One situation on the second and third days of the Blitz became symbolic of the gaps in emergency response. After the first night’s bombing, hundreds of refugees from the East End were housed in a temporary shelter hastily set up in a school. Buses were supposed to take them away before the next night, but due to a series of glitches — (an address mix-up, road detours,  confusion over where they were to be taken and who was to give the instructions) — the rides never came. After two days of waiting for rescue, the school took a direct hit by a bomb on the third night of the Blitz, collapsing half the building, killing and maiming the refugees crowded inside it. (The author points out that “this is eerily similar to the aftermath of Hurricane Katrina in 2005, when buses intended to evacuate residents from the Superdome and convention center took days to arrive.”)

After the war, the thoughts of ordinary men and women on the home front were collected and cataloged thanks to the Mass Observation project, a public call for people from all walks of life to keep diaries recording their observations and experiences of the war, creating a giant mosaic assembled from each individual’s small bits. Accounts by auxiliary firemen, housewives, retirees, air raid wardens, and teenage students each contribute individual angles to the scene. Reading these records today, we find the reactions of the average citizen ranged from cranky to heroic, flurried to stoic. Despite the unpreparedness, miscalculations, and stress, Londoners proved to be more adaptable and less panicky than the authorities had feared.

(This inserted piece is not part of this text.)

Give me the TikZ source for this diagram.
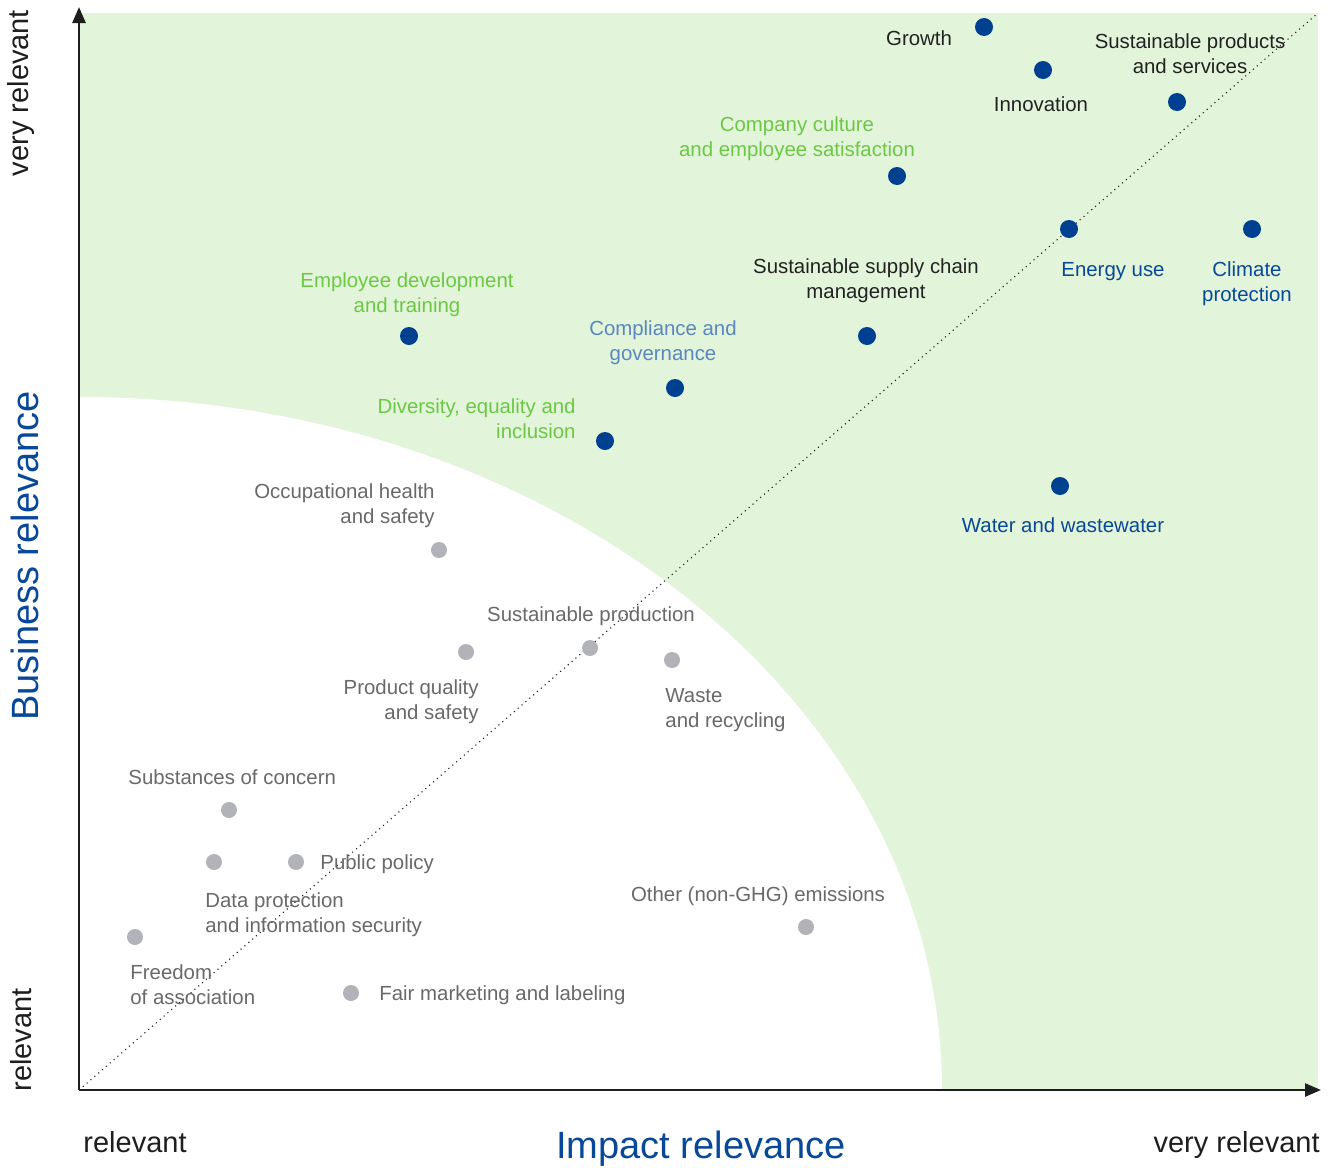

Overall, the English trait of suppressed emotion may have done the most to contribute to a calm public response. Referring to horrific bombings offhandedly as “incidents”, for instance, is a typical example of English understatement. Many of the Mass Observation writers confess to having felt fear, but go on to add that they felt called upon to hide it, to present a calm front, to set a good example. The “Myth of the Blitz” — the story of how well the average Londoner rose to the occasion — has been passed down as an encouragement to others facing similar challenges. “If London could survive the Blitz, we can get through this” — whatever “this” may be — has become a motto for people facing tough challenges ever since.